When you enter the exhibition room, a small drawing by Pieter Bruegel the Elder is eye-catching. The drawing with the Latin title "Prudentia", which means "Wisdom" or "Caution", is a so-called template - a precisely prepared draft - of a copper engraving. It belongs to a series that Bruegel created about the Seven Virtues.
This is Stephan Kuhn, art historian at the National Museum
The picture shows various events that can be associated with "prudence" and "caution":
Wisdom is one of the classical virtues, here personified as a female figure in the middle of the motif. The mirror in her hand symbolizes self-awareness, while the coffin at her right represents death. On her head she wears a sieve to separate good from evil, lie from truth. The cityscape, which she is surrounded by, is dotted with figures that are busy with everyday tasks.

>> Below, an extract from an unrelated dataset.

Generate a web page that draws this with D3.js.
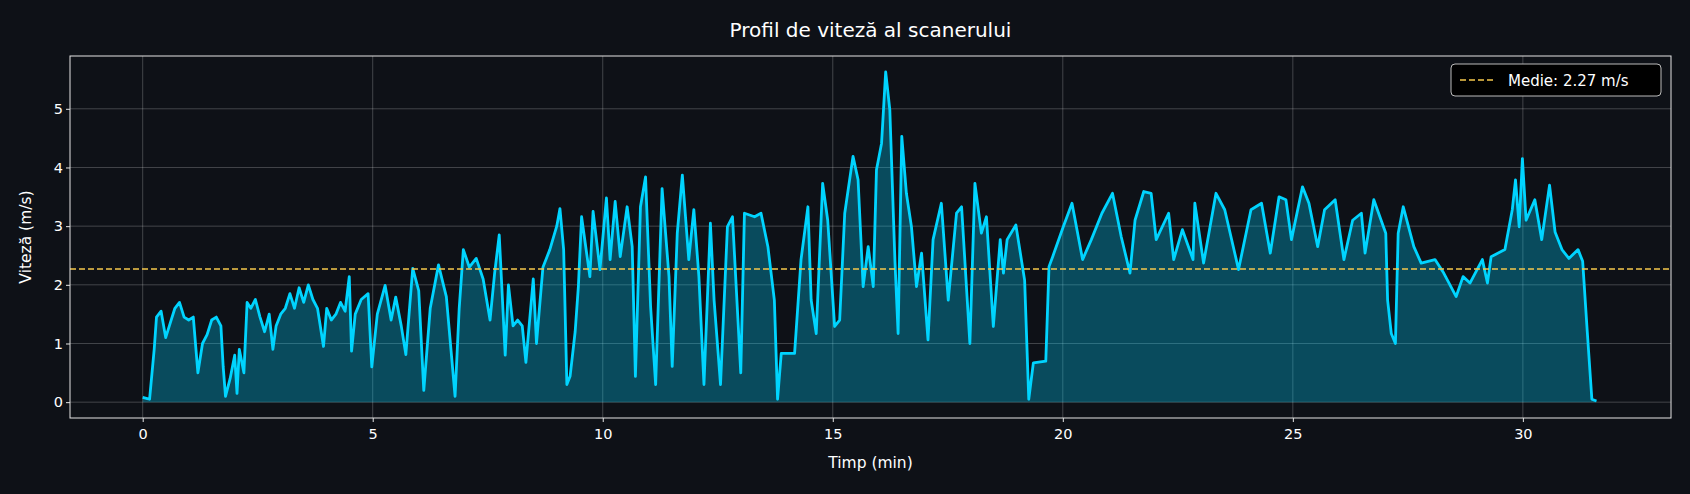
<!DOCTYPE html>
<html><head><meta charset="utf-8">
<script src="https://cdn.jsdelivr.net/npm/d3@7"></script>
<style>html,body{margin:0;background:#0e1117;}svg{display:block;font-family:"DejaVu Sans",sans-serif;}</style>
</head><body><svg id="c" width="1690" height="494"></svg>
<script>
const times = [0,0.1,0.15,0.25,0.3,0.4,0.5,0.6,0.7,0.8,0.9,1.0,1.1,1.2,1.3,1.4,1.5,1.6,1.7,1.75,1.8,1.9,2.0,2.05,2.1,2.2,2.27,2.35,2.45,2.55,2.65,2.75,2.83,2.9,3.0,3.1,3.2,3.3,3.4,3.5,3.6,3.7,3.8,3.93,4.0,4.1,4.2,4.3,4.4,4.49,4.54,4.62,4.75,4.9,4.98,5.1,5.27,5.4,5.5,5.62,5.72,5.8,5.87,6.0,6.11,6.25,6.43,6.6,6.79,6.88,6.97,7.1,7.25,7.4,7.55,7.65,7.75,7.88,7.95,8.05,8.15,8.25,8.33,8.49,8.56,8.7,8.85,9.0,9.07,9.15,9.22,9.29,9.4,9.47,9.54,9.72,9.79,9.94,10.08,10.16,10.27,10.38,10.53,10.64,10.71,10.82,10.93,11.04,11.15,11.29,11.44,11.51,11.62,11.73,11.87,11.98,12.09,12.2,12.34,12.42,12.56,12.71,12.82,13.0,13.08,13.3,13.44,13.59,13.73,13.8,13.88,14.17,14.31,14.46,14.53,14.64,14.78,14.89,15.04,15.15,15.26,15.44,15.55,15.66,15.77,15.88,15.95,16.06,16.15,16.24,16.35,16.42,16.5,16.6,16.71,16.82,16.93,17.07,17.18,17.36,17.51,17.69,17.8,17.98,18.09,18.23,18.34,18.49,18.64,18.71,18.79,18.98,19.17,19.26,19.36,19.63,19.7,19.78,20.01,20.2,20.43,20.62,20.85,21.08,21.27,21.46,21.57,21.76,21.92,22.03,22.3,22.41,22.6,22.83,22.87,23.06,23.33,23.52,23.82,24.09,24.32,24.51,24.7,24.85,24.97,25.21,25.35,25.54,25.69,25.92,26.11,26.3,26.49,26.57,26.76,27.02,27.06,27.14,27.23,27.29,27.4,27.63,27.79,28.09,28.28,28.55,28.7,28.85,29.12,29.23,29.31,29.61,29.77,29.84,29.92,29.99,30.07,30.26,30.41,30.58,30.7,30.85,31.0,31.2,31.3,31.4,31.5,31.6];
const speeds = [0.08,0.06,0.05,0.9,1.45,1.55,1.1,1.35,1.6,1.7,1.45,1.4,1.45,0.5,1.0,1.15,1.4,1.45,1.3,0.6,0.1,0.4,0.8,0.15,0.9,0.5,1.7,1.6,1.75,1.45,1.2,1.5,0.9,1.3,1.5,1.6,1.85,1.6,1.95,1.7,2.0,1.75,1.6,0.95,1.6,1.4,1.5,1.7,1.55,2.14,0.87,1.5,1.75,1.85,0.6,1.5,1.99,1.4,1.79,1.3,0.81,1.6,2.28,1.9,0.2,1.6,2.34,1.8,0.1,1.6,2.6,2.3,2.45,2.1,1.4,2.2,2.85,0.8,2.0,1.3,1.4,1.3,0.68,2.1,1.0,2.3,2.6,3.0,3.3,2.6,0.3,0.44,1.2,1.97,3.16,2.14,3.25,2.26,3.48,2.43,3.42,2.48,3.33,2.65,0.44,3.33,3.84,1.63,0.3,3.64,2.14,0.61,2.88,3.87,2.43,3.28,2.14,0.3,3.05,1.74,0.3,2.99,3.16,0.5,3.22,3.16,3.22,2.65,1.74,0.05,0.83,0.83,2.43,3.33,1.74,1.17,3.73,3.1,1.29,1.4,3.22,4.19,3.79,1.97,2.65,1.97,3.96,4.41,5.63,4.98,2.43,1.17,4.53,3.56,2.99,1.97,2.54,1.06,2.77,3.39,1.74,3.22,3.33,1.0,3.73,2.88,3.16,1.29,2.77,2.2,2.77,3.02,2.08,0.05,0.67,0.7,2.31,2.48,2.99,3.39,2.43,2.77,3.22,3.56,2.82,2.2,3.1,3.59,3.56,2.77,3.22,2.43,2.94,2.43,3.39,2.37,3.56,3.28,2.26,3.28,3.39,2.54,3.5,3.45,2.77,3.67,3.39,2.65,3.28,3.45,2.43,3.1,3.22,2.54,3.45,2.88,1.74,1.17,1.0,2.88,3.33,2.65,2.37,2.43,2.2,1.8,2.14,2.03,2.43,2.03,2.48,2.6,3.28,3.79,2.99,4.15,3.1,3.45,2.77,3.7,2.9,2.6,2.45,2.6,2.4,1.2,0.05,0.02];
const meanSpeed = 2.27;
const xTicks = [0,5,10,15,20,25,30];
const yTicks = [0,1,2,3,4,5];
const data = times.map((t,i)=>({t, v: speeds[i]}));

const svg = d3.select("#c");
const L=70,R=1671,T=56,B=418;
svg.append("rect").attr("width",1690).attr("height",494).attr("fill","#0e1117");
const x = d3.scaleLinear().domain([-1.58,33.22]).range([L,R]);
const y = d3.scaleLinear().domain([-0.27,5.9]).range([B,T]);
const g = svg.append("g");
g.selectAll(".gx").data(xTicks).join("line").attr("x1",d=>x(d)).attr("x2",d=>x(d)).attr("y1",T).attr("y2",B).attr("stroke","#ffffff").attr("stroke-opacity",0.22);
g.selectAll(".gy").data(yTicks).join("line").attr("x1",L).attr("x2",R).attr("y1",d=>y(d)).attr("y2",d=>y(d)).attr("stroke","#ffffff").attr("stroke-opacity",0.22);
g.append("path").datum(data).attr("fill","#00d4ff").attr("fill-opacity",0.3)
 .attr("d",d3.area().x(d=>x(d.t)).y0(y(0)).y1(d=>y(d.v)));
g.append("path").datum(data).attr("fill","none").attr("stroke","#00d4ff").attr("stroke-width",2.8).attr("stroke-linejoin","round")
 .attr("d",d3.line().x(d=>x(d.t)).y(d=>y(d.v)));
g.append("line").attr("x1",L).attr("x2",R).attr("y1",y(meanSpeed)).attr("y2",y(meanSpeed)).attr("stroke","#f5c84c").attr("stroke-width",1.5).attr("stroke-dasharray","6,3");
svg.append("rect").attr("x",L).attr("y",T).attr("width",R-L).attr("height",B-T).attr("fill","none").attr("stroke","#e6e6e6").attr("stroke-width",1);
const ax = svg.append("g").attr("transform",`translate(0,${B})`).call(d3.axisBottom(x).tickValues(xTicks).tickSize(4).tickFormat(d3.format("d")));
const ay = svg.append("g").attr("transform",`translate(${L},0)`).call(d3.axisLeft(y).tickValues(yTicks).tickSize(4).tickFormat(d3.format("d")));
[ax,ay].forEach(a=>{a.select(".domain").remove();a.selectAll("line").attr("stroke","#e6e6e6");a.selectAll("text").attr("fill","#ffffff").attr("font-size",14.5).attr("font-family","DejaVu Sans");});
ax.selectAll("text").attr("dy","0.95em");
svg.append("text").attr("x",(L+R)/2).attr("y",37).attr("text-anchor","middle").attr("fill","#ffffff").attr("font-size",20).text("Profil de viteză al scanerului");
svg.append("text").attr("x",(L+R)/2).attr("y",468).attr("text-anchor","middle").attr("fill","#ffffff").attr("font-size",15.5).text("Timp (min)");
svg.append("text").attr("transform",`translate(31,${(T+B)/2}) rotate(-90)`).attr("text-anchor","middle").attr("fill","#ffffff").attr("font-size",15.5).text("Viteză (m/s)");
const lg = svg.append("g");
lg.append("rect").attr("x",1451).attr("y",64).attr("width",210).attr("height",32).attr("rx",4).attr("fill","#000000").attr("stroke","#bbbbbb").attr("stroke-width",1);
lg.append("line").attr("x1",1460).attr("x2",1494).attr("y1",80).attr("y2",80).attr("stroke","#f5c84c").attr("stroke-width",1.5).attr("stroke-dasharray","6,3");
lg.append("text").attr("x",1508).attr("y",85.5).attr("fill","#ffffff").attr("font-size",15).text("Medie: 2.27 m/s");
</script></body></html>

The scenes symbolize wisdom in different ways. The ladder and fire extinguishers warn of the fire hazard. In the butcher scene on the left, people are preparing for famine. Firewood is stored, and roofs are repaired in preparation for winter. The scene on the right depicts a terminally ill man who has written his will and is preparing to die.
In addition to prudence, temperance, justice, courage, faith, hope, and love make up the other virtues in this series. A few years earlier, Bruegel had completed the series of "The Seven Deadly Sins". At the same time as the symbolic representation, the detailed drawing reflects everyday life and reality in a direct way that was characteristic of Bruegel's works.
The drawing is signed and dated at the bottom left. The title at the bottom center is applied by Bruegel himself, while the inscription below the motif is written by someone else:
Be wise, always think of the future and be prepared for what may happen...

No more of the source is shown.